Adding Server Side Rendering to a React App

This is part of a series of posts in which I add features to a web app. The name of the app is Festival Hopper, and its a simple app that uses the Untappd API to create lists and batch check in items.

Ejecting from Create React App

The app was initially created using Create React App. While Create React App is a great project to use for quick scaffolding and development of React Apps, I wanted to have more fine tuned control over the environment, both for learning purposes and to implement features that Create React App didn’t support, like server side rendering. So I ran ‘npm run eject’ and re-created the build process from scratch. I started off by making a webpack config for my client-side code, using the old one from Create React App as inspiration and guidance when needed. I also switched to using ESLint, enforced with AirBnB styles, which meant making quite a few edits and renaming many of my react files to have the .jsx file extension.

Adding Server Rendering

Server side rendering refers to the process of building out the webpages of an application on the server, filling them with all necessary content for the requested url, and sending it to the client. This is unlike the usual way, which is to send a mostly empty html page to the client and wait until the app’s javascript file loads and populates the page with content. Server side rendering allows you to cut out the middleman and present a page more quickly, with the downside being that it takes a bit longer to implement.

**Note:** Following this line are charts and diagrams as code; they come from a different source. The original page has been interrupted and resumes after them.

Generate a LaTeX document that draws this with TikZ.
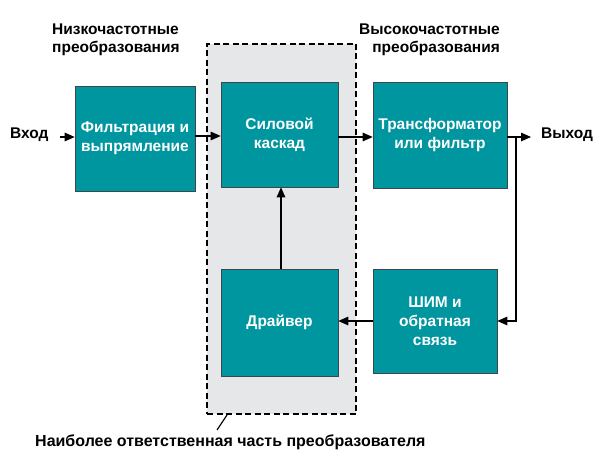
\documentclass[tikz,border=0pt]{standalone}
\usepackage{fontspec}
\setmainfont{Liberation Sans}
\usetikzlibrary{arrows.meta}
\definecolor{teal1}{RGB}{0,150,160}
\definecolor{grayfill}{RGB}{230,231,233}
\definecolor{boxedge}{RGB}{60,70,75}
\begin{document}
\begin{tikzpicture}[x=1pt,y=-1pt,
  blk/.style={draw=boxedge,line width=0.6pt,fill=teal1,text=white,font=\fontsize{15.5}{19}\selectfont\bfseries,align=center,inner sep=0pt,minimum width=#1},
  lbl/.style={font=\fontsize{15.5}{17.5}\selectfont\bfseries,text=black,align=left,inner sep=0pt},
  conn/.style={line width=1.2pt,-{Triangle[length=10pt,width=8.5pt]}}
]
\useasboundingbox (0,0) rectangle (600,465);
\node[draw=black,line width=1.2pt,dash pattern=on 6pt off 3.5pt,fill=grayfill,minimum width=149pt,minimum height=370pt,inner sep=0pt] (zone) at (281.5,229) {};
\node[blk=120pt,minimum height=105pt] (filt) at (135,138.5) {Фильтрация и\\выпрямление};
\node[blk=117pt,minimum height=105pt] (power) at (279.5,134.5) {Силовой\\каскад};
\node[blk=134pt,minimum height=106pt] (trans) at (440,135) {Трансформатор\\или фильтр};
\node[blk=117pt,minimum height=107pt] (drv) at (279.5,322.5) {Драйвер};
\node[blk=124pt,minimum height=104pt] (pwm) at (435,321) {ШИМ и\\обратная\\связь};
\node[lbl,anchor=west] (vin) at (10,135) {Вход};
\node[lbl,anchor=west] (vout) at (541,135) {Выход};
\node[lbl,anchor=west] (lf) at (52,40) {Низкочастотные\\преобразования};
\node[lbl,anchor=east,align=right] (hf) at (500,40) {Высокочастотные\\преобразования};
\node[lbl,anchor=west,font=\fontsize{16}{18}\selectfont\bfseries] (zl) at (35,442) {Наиболее ответственная часть преобразователя};
\coordinate (inA) at (60,137);
\coordinate (outB) at (531,137);
\coordinate (fbA) at (516,137);
\coordinate (fbB) at (516,321);
\coordinate (ldA) at (227,415);
\coordinate (ldB) at (217,430);
\draw[conn] (inA) -- (inA -| filt.west);
\draw[conn] (filt.east |- 0,136) -- (power.west |- 0,136);
\draw[conn] (power.east |- 0,137) -- (trans.west |- 0,137);
\draw[conn] (trans.east |- outB) -- (outB);
\draw[conn] (fbA) -- (fbB) -- (pwm.east |- fbB);
\draw[conn] (pwm.west |- fbB) -- (drv.east |- fbB);
\draw[conn] (drv.north -| 281,0) -- (power.south -| 281,0);
\draw[line width=1.2pt] (ldA) -- (ldB);
\end{tikzpicture}
\end{document}
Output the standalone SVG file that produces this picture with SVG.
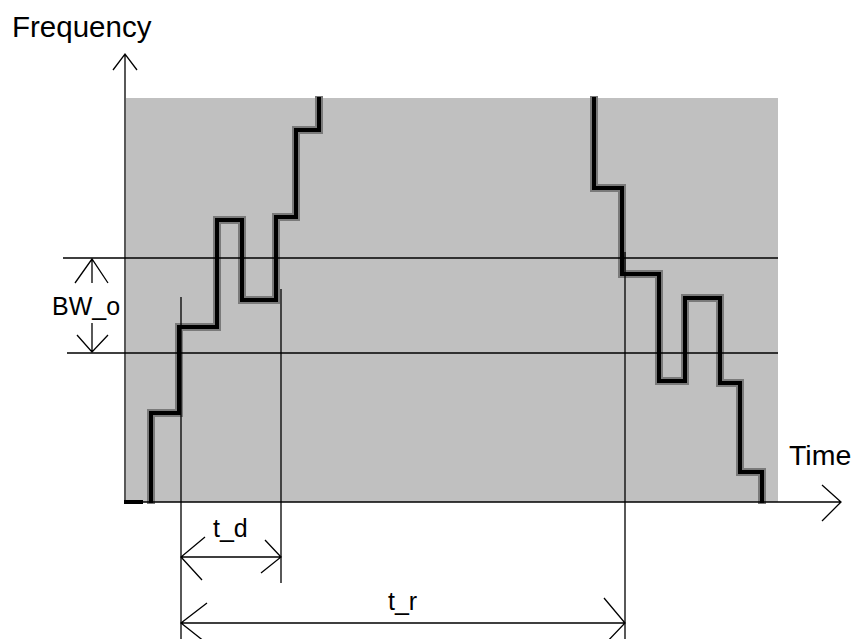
<svg xmlns="http://www.w3.org/2000/svg" width="857" height="639" viewBox="0 0 857 639">
<style>
.t{font-family:"Liberation Sans",Arial,sans-serif;fill:#000}
.ln{stroke:#000;stroke-width:1.3;fill:none}
.halo{stroke:#7a7a7a;stroke-width:8;fill:none;stroke-linejoin:miter;stroke-linecap:square}
.curve{stroke:#000;stroke-width:4;fill:none;stroke-linejoin:miter;stroke-linecap:square}
</style>
<rect width="857" height="639" fill="#fff"/>
<rect id="band" x="126" y="98" width="652" height="404" fill="#c0c0c0"/>
<g id="curves">
<path class="halo" d="M151,500 V413 H179 V327 H217 V220 H242 V300 H276 V217 H296 V130 H319 V100"/>
<path class="halo" d="M594,100 V188 H622 V274 H659 V381 H685 V298 H720 V383 H740 V472 H762 V500"/>
<path class="curve" d="M151,501 V413 H179 V327 H217 V220 H242 V300 H276 V217 H296 V130 H319 V99"/>
<path class="curve" d="M594,99 V188 H622 V274 H659 V381 H685 V298 H720 V383 H740 V472 H762 V501"/>
<path class="curve" d="M126,502 H141" stroke-linecap="butt"/>
</g>
<g id="connectors">
<path class="ln" d="M125,502 V54 M113,70 L125,54 L137,70"/>
<path class="ln" d="M125,502 H841 M822,485 L841,502 L822,521"/>
<path class="ln" d="M63,258 H778 M67,353 H778"/>
<path class="ln" d="M92,259 V283 M75,283 L92,259 L108,283"/>
<path class="ln" d="M92,323 V352 M77,335 L92,352 L108,335"/>
<path class="ln" d="M181,297 V639 M281,289 V583 M625,252 V639"/>
<path class="ln" d="M181,557 H281 M205,537 L181,557 L202,580 M265,540 L281,557 L261,573"/>
<path class="ln" d="M181,623 H625 M207,603 L181,623 L205,642 M604,598 L625,623 L604,645"/>
</g>
<g id="labels">
<text class="t" x="12" y="37" font-size="29.5">Frequency</text>
<text class="t" x="789" y="465" font-size="28.5">Time</text>
<text class="t" x="52" y="315" font-size="25">BW_o</text>
<text class="t" x="213" y="537" font-size="25">t_d</text>
<text class="t" x="388" y="610" font-size="25">t_r</text>
</g>
</svg>
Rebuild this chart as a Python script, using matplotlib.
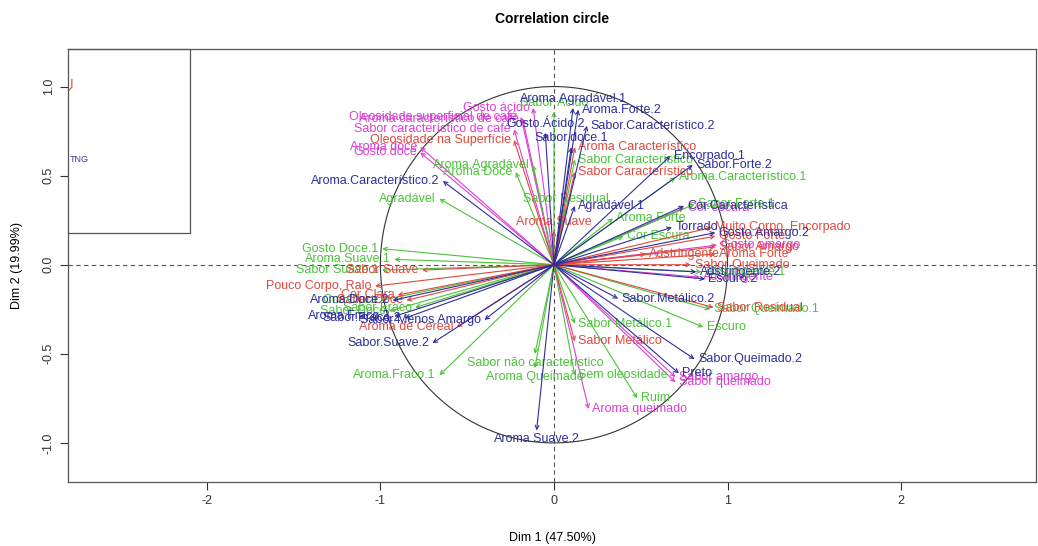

I decided to use Node and Express for my server code because I’m most familiar with them. I took the base file structure from ejecting my app, and added an index.jsx file (jsx because i’ll be including a bit of jsx code related to the untappd app). What index.jsx does: - launches a local server - listens for all requests - checks for login status using cookieParser package - redirects the user when necessary - uses the request url to render appropriate react modules. To accomplish this I actually had to create a slightly different webpack bundle for my server. It differs from the bundled client code in that I bundle all the react js as a module that can be required, instead of as code to be executed immediately once the browser loads it. - takes that react html and pumps it into a nunjucks template to create the complete page. Since i’m using jsx inside of index.js, I need to run it through babel, so in my package.json I add a script command that compiles index.jsx and watches it for further changes. Looks like this: build:index": "babel index.jsx -w -o index-compiled.js.

Another requirement when moving from strictly client-side development is that you have to make your code either aware of its environment or agnostic of it. Certain API’s that I was using on the client side don’t exist on the server, so I had to go through my codebase and add environment checks to do specific things depending on the environment.

At this point, I can launch my server locally and have Festival Hopper up and running correctly. Any changes I make to my index files or react project files while developing are being watched and recompiled/bundled when changes are made. Most importantly though, when I request a page, i receive a fully flushed out html page from the server.

TODOS

  • Production build: Right now I don’t have a production webpack build. So I’d like to make one that makes sure I’m bundling everything to be as lightweight as possible.